Conor Kelly @ Queenspark Railway Club

Glasgow-based painter and installation artist creates an elegantly cluttered meditation on art-making as a parent and a middle-managed employee.

Review by Adam Benmakhlouf | 24 Feb 2017

A patiently glazed oil painting of monkeys is in each room of Conor Kelly’s Daddy in the Algorithm, shining in evidence of their old school technique – Kelly often spends years on a single painting. Next to these wrought works, there are the remaining stains from the opening night that have been left at Kelly’s instruction. Referencing his children in some works, there’s a resistance of clean finish in favour of messy autobiography, keeling over into everyday stains and clutter.

Progressing through the installation, green’s made to signify at moments coolness, then depth and a kind of mossy corporeality, or the brightness of chroma key. When it’s juxtaposed with the mottled wine stains, as the stretched felt of a deadpan inclusion of a notice board, it’s an orderly contrast. But looking above the fabric, in another piece the paint is trapped still wet under plastic sheeting. At once, the palette suggests a unifying motif, but then fragments.

Over the course of its run, the show’s been moved around in places. One work moves to the floor, a chair is shifted, a canvas wall was burst then set back in place. That first work mentioned, a canvas coated in green oil paint and body hair, is taken from what was a busy wall, then placed under a bag with ‘where d’ya get that body’ written in splashy, excited gold ink. It’s difficult not to see this as a single work, falsifying or frustrating Kelly’s attempt to create a single installation.

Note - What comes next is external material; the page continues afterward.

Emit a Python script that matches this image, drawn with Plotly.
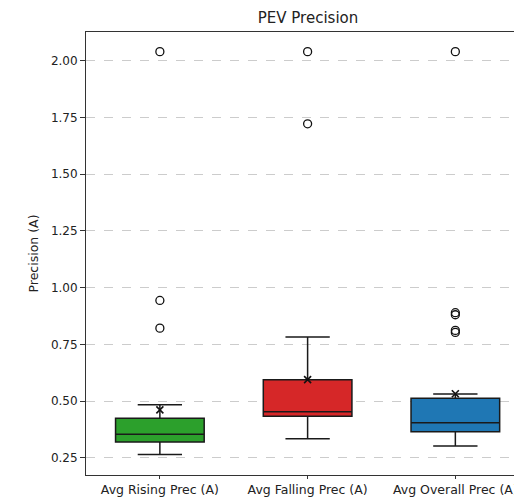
import plotly.graph_objects as go

categories = ["Avg Rising Prec (A)", "Avg Falling Prec (A)", "Avg Overall Prec (A)"]
positions = [1, 2, 3]
q1_vals = [0.32, 0.434, 0.365]
median_vals = [0.355, 0.454, 0.405]
q3_vals = [0.425, 0.595, 0.513]
lower_whisker = [0.265, 0.335, 0.303]
upper_whisker = [0.484, 0.783, 0.532]
mean_vals = [0.462, 0.595, 0.533]
outliers = [
    [0.822, 0.944, 2.04],
    [1.722, 2.04],
    [0.803, 0.812, 0.881, 0.89, 2.04],
]
box_colors = ["#2ca02c", "#d62728", "#1f77b4"]
y_ticks = [0.25, 0.50, 0.75, 1.00, 1.25, 1.50, 1.75, 2.00]

FONT = "DejaVu Sans"
W, H = 514, 497

fig = go.Figure()

for i, cat in enumerate(categories):
    fig.add_trace(go.Box(
        x=[positions[i]],
        q1=[q1_vals[i]], median=[median_vals[i]], q3=[q3_vals[i]],
        lowerfence=[lower_whisker[i]], upperfence=[upper_whisker[i]],
        width=0.6, whiskerwidth=0.5,
        fillcolor=box_colors[i],
        line=dict(color="#1a1a1a", width=1.5),
        boxpoints=False, showlegend=False, hoverinfo="skip",
        name=cat,
    ))

for i in range(len(categories)):
    fig.add_trace(go.Scatter(
        x=[positions[i]] * len(outliers[i]), y=outliers[i], mode="markers",
        marker=dict(symbol="circle-open", size=8, color="#111111", line=dict(width=1.3)),
        showlegend=False, hoverinfo="skip",
    ))

fig.add_trace(go.Scatter(
    x=positions, y=mean_vals, mode="markers",
    marker=dict(symbol="x-thin", size=7, color="#111111", line=dict(width=1.6, color="#111111")),
    showlegend=False, hoverinfo="skip",
))

# axes run from x=0.5 to 3.5 in the original; the window cuts it at ~3.4
plot_left, plot_right_full = 86, 86 + 444
title_x = ((plot_left + plot_right_full) / 2) / W

fig.update_layout(
    width=W, height=H,
    margin=dict(l=plot_left, r=0, t=32, b=22, autoexpand=False),
    paper_bgcolor="white", plot_bgcolor="white",
    font=dict(family=FONT, size=12, color="#222222"),
    title=dict(text="PEV Precision", x=title_x, xanchor="center", xref="container",
               y=1 - 18 / H, yanchor="middle", yref="container",
               font=dict(family=FONT, size=15, color="#222222")),
    xaxis=dict(
        range=[0.5, 3.397], tickmode="array", tickvals=positions, ticktext=categories,
        showgrid=False, zeroline=False, showline=True, linecolor="#333333", linewidth=1,
        mirror=True, ticks="outside", ticklen=3, tickcolor="#333333",
        tickfont=dict(size=12.5), ticklabeloverflow="allow",
    ),
    yaxis=dict(
        range=[0.175, 2.1265], tickmode="array", tickvals=y_ticks,
        ticktext=[f"{v:.2f}" for v in y_ticks],
        showgrid=True, gridcolor="#cccccc", griddash="dash", gridwidth=0.8,
        zeroline=False, showline=True, linecolor="#333333", linewidth=1, mirror=False,
        ticks="outside", ticklen=5, tickcolor="#333333",
        title=dict(text="Precision (A)", standoff=9, font=dict(size=12.5)),
        tickfont=dict(size=12),
    ),
)

fig.write_html(
    "out.html",
    config={"displayModeBar": False},
    post_script="document.body.style.margin='0';",
)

The arts and craft architecture of Queens Park Railway Club begins to insist on tableaux and composition with its four walls. Formal order remains insistent, but more complicated when its elements are amassed detritus and garbage – see Kelly’s beard. So it is that the most interesting oscillation – between pushing against then slipping up into an elegantly cohering tastefulness – repeats.